Cromwell helped Henry get rid of Anne Boleyn and acquire new wives - Jane Seymour, who died, then Anne of Cleves, whom Henry would divorce. He also assisted the king in financial and political matters that benefitted them both, knowing that he had to stay on Henry’s good graces or he would fall like Wolsey and others had. While Cromwell also counseled Henry in religious matters, but he was too liberal for Henry, who still favored many Roman Catholic practices. This, along with Cromwell’s failure regarding the marriage of Anne of Cleves, led to his downfall and ultimately his execution as a traitor.
Before Cardinal Wolsey’s fall from power, the chancellor dissolved some of the lesser monasteries to raise money to found some colleges. Cromwell would later remember this dissolution idea and employ it on a larger scale, becoming infamous for his role in the dissolution of the monasteries and other religious houses in England.
The British nobility despised this corrupt lower-class upstart willing to do favors when a bribe was paid him. Cromwell held back some of the wealth from the dissolved monasteries to buy and maintain the loyalty of others to himself. He was responsible for the destruction of many pieces of English art and architecture to get at the precious metals and jewels they contained and encouraged the destruction of many shrines in England, like that of St. Thomas à Becket at Canterbury and St. Swithun at Winchester. He also destroyed some burial places of kings and queens; Henry didn’t care, as long as it brought him wealth. Cromwell was also behind the deaths of many of the first English martyrs who are held today as saints or blessed.
Robert Hutchinson’s wonderfully entertaining biography uses quotes from various sources of Cromwell’s time period. The author gives helpful monetary then-vs.-now equivalencies so that the reader has a better idea of how much money Cromwell was working with. The volume includes a centerfold of color images, endnotes, a bibliography, an index, a chronology and a list and short biography of major characters in the biography. The book jacket boasts an image of Thomas Cromwell, King Henry VIII, Anne Boleyn, and Hampton Court.
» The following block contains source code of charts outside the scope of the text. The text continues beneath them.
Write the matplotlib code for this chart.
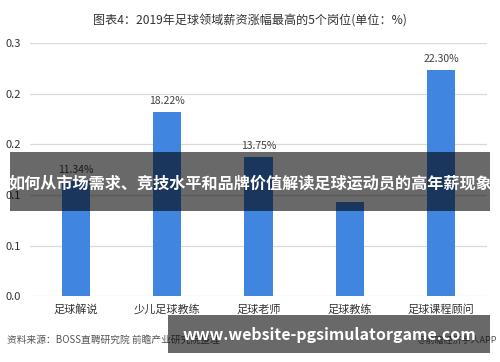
import matplotlib
matplotlib.use("Agg")
import matplotlib.pyplot as plt
from matplotlib.patches import Rectangle

plt.rcParams['font.family'] = ['Noto Sans CJK SC', 'DejaVu Sans']

categories = ["足球解说", "少儿足球教练", "足球老师", "足球教练", "足球课程顾问"]
values = [0.1134, 0.1822, 0.1375, 0.0930, 0.2230]
# the 4th bar's label is hidden behind the overlay banner in the reference
value_labels = ["11.34%", "18.22%", "13.75%", "", "22.30%"]
ytick_values = [0.0, 0.05, 0.10, 0.15, 0.20, 0.25]
ytick_labels = ["0.0", "0.1", "0.1", "0.2", "0.2", "0.3"]
title = "图表4：2019年足球领域薪资涨幅最高的5个岗位(单位：%)"
source = "资料来源：BOSS直聘研究院 前瞻产业研究院整理"
banner = "如何从市场需求、竞技水平和品牌价值解读足球运动员的高年薪现象"
site = "www.website-pgsimulatorgame.com"

fig = plt.figure(figsize=(5.0, 3.62), dpi=100)
ax = fig.add_axes([0.06, 0.182, 0.914, 0.699])

x = list(range(len(categories)))
bars = ax.bar(x, values, width=0.31, color="#4085E0", zorder=2)
for xi, v, lab in zip(x, values, value_labels):
    if lab:
        ax.text(xi, v + 0.006, lab, ha="center", va="bottom",
                fontsize=7.5, color="#404040")

ax.set_xlim(-0.5, len(categories) - 0.5)
ax.set_ylim(0, 0.25)
ax.set_yticks(ytick_values)
ax.set_yticklabels(ytick_labels)
ax.set_xticks(x)
ax.set_xticklabels(categories)
ax.tick_params(axis="both", length=0, labelsize=8, colors="#333333")
ax.tick_params(axis="x", pad=6)
ax.grid(axis="y", color="#d9d9d9", linewidth=0.9, zorder=0)
for s in ax.spines.values():
    s.set_visible(False)
for lbl in ax.get_yticklabels():
    lbl.set_horizontalalignment("left")
ax.yaxis.set_tick_params(pad=18)

fig.text(0.5, 0.943, title, ha="center", va="center", fontsize=8.7, color="#333333")
fig.text(0.014, 0.06, source, ha="left", va="center", fontsize=7,
         color="#555555", style="italic")
fig.text(0.995, 0.06, "@前瞻经济学人APP", ha="right", va="center", fontsize=6.5,
         color="#555555")

# overlay banners
fig.patches.append(Rectangle((10/500, 1-211/362), 480/500, 59/362,
                             transform=fig.transFigure, facecolor="black",
                             alpha=0.59, edgecolor="none", zorder=5))
fig.text(0.5, 1-183/362, banner, ha="center", va="center", fontsize=11.6,
         color="white", fontweight="bold", zorder=6)
fig.patches.append(Rectangle((168/500, 1-353/362), 322/500, 38/362,
                             transform=fig.transFigure, facecolor="black",
                             alpha=0.59, edgecolor="none", zorder=5))
fig.text(329/500, 1-335/362, site, ha="center", va="center", fontsize=11.5,
         color="white", fontweight="bold", zorder=6)

fig.savefig("out.png", dpi=100)
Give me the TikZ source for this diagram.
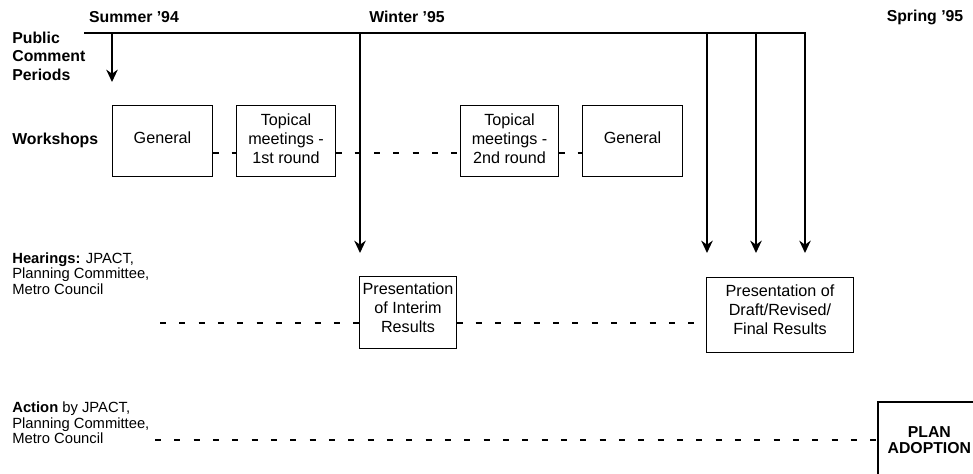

Robert Hutchinson is an expert on the Reformation in England and Wales and a Fellow of the Society of Antiquities. He is an associate tutor in church archaeology at the University of Sussex’s Center (England) for Continuing Education and is the author of many papers. He is the author of The Last Days of Henry VIII (2006), Elizabeth’s Spymaster (2007), and The House of Treason: The Rise and the Fall of a Tudor Dynasty (2009).